You don't seem to be aware of that. I've always seen having such a
definite standard as a "cop out" and a lazy way to avoid using my
intuition. "Close" is usually good enough for me and I'm skeptical
that more mathematics is an improvement.

The difference is that I'm not making the claim that "results will be close to the average value". In fact, I stated that the more you play, the less likely are your chances of getting the average value. The claim of "close to the average value" seems to be based on the so-called "Law of Averages", which is a gambler's fallacy. The purpose of N0 is to define the point where you can expect to come out ahead about 84% of the time. That's not the same thing as "expect to be close to the average value". In dollar terms, the more you gamble, the more you deviate from the expected value. According to the math, there is no convergence to the expected value, instead there is convergence to a normal distribution around the expected value. And the normal deviation (square root of number of hands times the variance) increases (not decreases) with number of hands played.

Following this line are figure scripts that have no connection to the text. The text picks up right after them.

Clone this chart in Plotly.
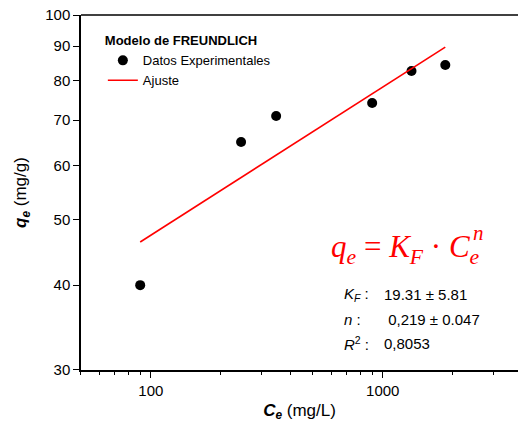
import plotly.graph_objects as go

# Data
ce_exp = [90, 245, 347, 900, 1330, 1860]
qe_exp = [40.0, 65.0, 71.0, 74.2, 82.7, 84.4]
ce_fit = [90, 1860]
qe_fit = [46.3, 89.7]

x_major = [100, 1000]
x_minor = [50, 60, 70, 80, 90, 200, 300, 400, 500, 600, 700, 800, 900, 2000, 3000]
y_ticks = [30, 40, 50, 60, 70, 80, 90, 100]

FONT = "Liberation Sans, Arial, sans-serif"

fig = go.Figure()
fig.add_trace(go.Scatter(x=ce_exp, y=qe_exp, mode="markers", name="Datos Experimentales",
                         marker=dict(color="black", size=10)))
fig.add_trace(go.Scatter(x=ce_fit, y=qe_fit, mode="lines", name="Ajuste",
                         line=dict(color="red", width=1.6)))

fig.update_layout(
    width=518, height=430,
    margin=dict(l=81, r=0, t=15, b=60),
    paper_bgcolor="white", plot_bgcolor="white",
    font=dict(family=FONT, size=14, color="black"),
    showlegend=True,
    legend=dict(x=0.05, y=0.962, xanchor="left", yanchor="top",
                bgcolor="rgba(0,0,0,0)",
                title=dict(text="<b>Modelo de FREUNDLICH</b>", font=dict(size=13, family=FONT)),
                font=dict(size=13, family=FONT),
                tracegroupgap=0, itemsizing="trace"),
)

fig.update_xaxes(type="log", range=[1.699, 3.583],
                 tickvals=x_major, ticktext=["100", "1000"],
                 ticks="outside", ticklen=6, tickwidth=1, tickcolor="black",
                 minor=dict(tickvals=x_minor, ticks="outside", ticklen=3, tickwidth=1, tickcolor="black"),
                 showline=True, linecolor="black", linewidth=1.5,
                 showgrid=False, zeroline=False,
                 tickfont=dict(size=15, family=FONT),
                 title=dict(text="<b><i>C</i></b><sub><b><i>e</i></b></sub> (mg/L)",
                            font=dict(size=17, family=FONT), standoff=6))

fig.update_yaxes(type="log", range=[1.4771, 2.0],
                 tickvals=y_ticks, ticktext=[str(v) for v in y_ticks],
                 ticks="outside", ticklen=6, tickwidth=1, tickcolor="black",
                 showline=True, linecolor="black", linewidth=1.5,
                 showgrid=False, zeroline=False,
                 tickfont=dict(size=15, family=FONT),
                 title=dict(text="<b><i>q</i></b><sub><b><i>e</i></b></sub> (mg/g)",
                            font=dict(size=17, family=FONT), standoff=14))

# Top frame line
fig.add_shape(type="line", xref="paper", yref="paper", x0=0, x1=1, y0=1, y1=1,
              line=dict(color="black", width=1.5))

# Equation
EQF = "Liberation Serif, DejaVu Serif, serif"
fig.add_annotation(xref="paper", yref="paper", x=(329 - 81) / 437, y=(370 - 249) / 355,
                   xanchor="left", yanchor="middle", showarrow=False,
                   text="<i>q</i><sub><i>e</i></sub> = <i>K</i><sub><i>F</i></sub> · <i>C</i><sub><i>e</i></sub>",
                   font=dict(size=31, color="red", family=EQF))
fig.add_annotation(xref="paper", yref="paper", x=(471 - 81) / 437, y=(370 - 233) / 355,
                   xanchor="left", yanchor="middle", showarrow=False,
                   text="<i>n</i>", font=dict(size=21, color="red", family=EQF))

# Stats
labels = ["<i>K</i><sub><i>F</i></sub> :", "<i>n</i> :", "<i>R</i><sup>2</sup> :"]
values = ["19.31 ± 5.81", " 0,219 ± 0.047", "0,8053"]
rows_y = [294, 319, 343]
for lab, val, yy in zip(labels, values, rows_y):
    fig.add_annotation(xref="paper", yref="paper", x=(342 - 81) / 437, y=(370 - yy) / 355,
                       xanchor="left", yanchor="middle", showarrow=False,
                       text=lab, font=dict(size=15, family=FONT))
    fig.add_annotation(xref="paper", yref="paper", x=(382 - 81) / 437, y=(370 - yy) / 355,
                       xanchor="left", yanchor="middle", showarrow=False,
                       text=val, font=dict(size=15, family=FONT))

fig.write_html("out.html")
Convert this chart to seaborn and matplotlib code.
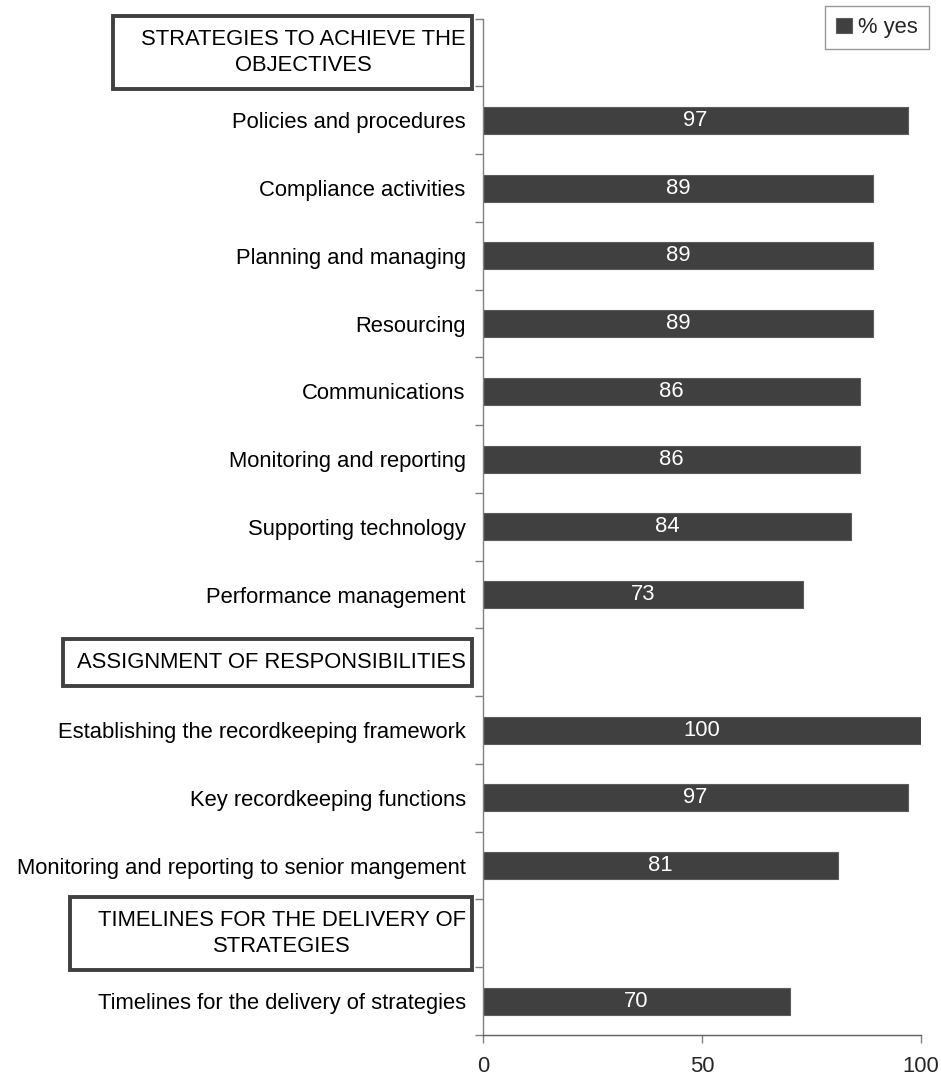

http://en.wikipedia.org/wiki/Law_of_averages
http://en.wikipedia.org/wiki/Gambler's_fallacy
http://www.bjmath.com/bjmath/refer/N0.htm

I understand very clearly, and have expressed, that in absolute terms,
results diverge more from expected value as the number of trials
increases and I think you understood perfectly well, since I also
expressed it probably three times in this thread, that I was referring
to how results converge to expected value in percentage terms, not
absolute terms, as the number of trials increases and I know you agree
with that. You're going out of your way to set up a strawman. Do you
not like the word "close" because you think it can only be referring
to absolute terms, not percentage terms?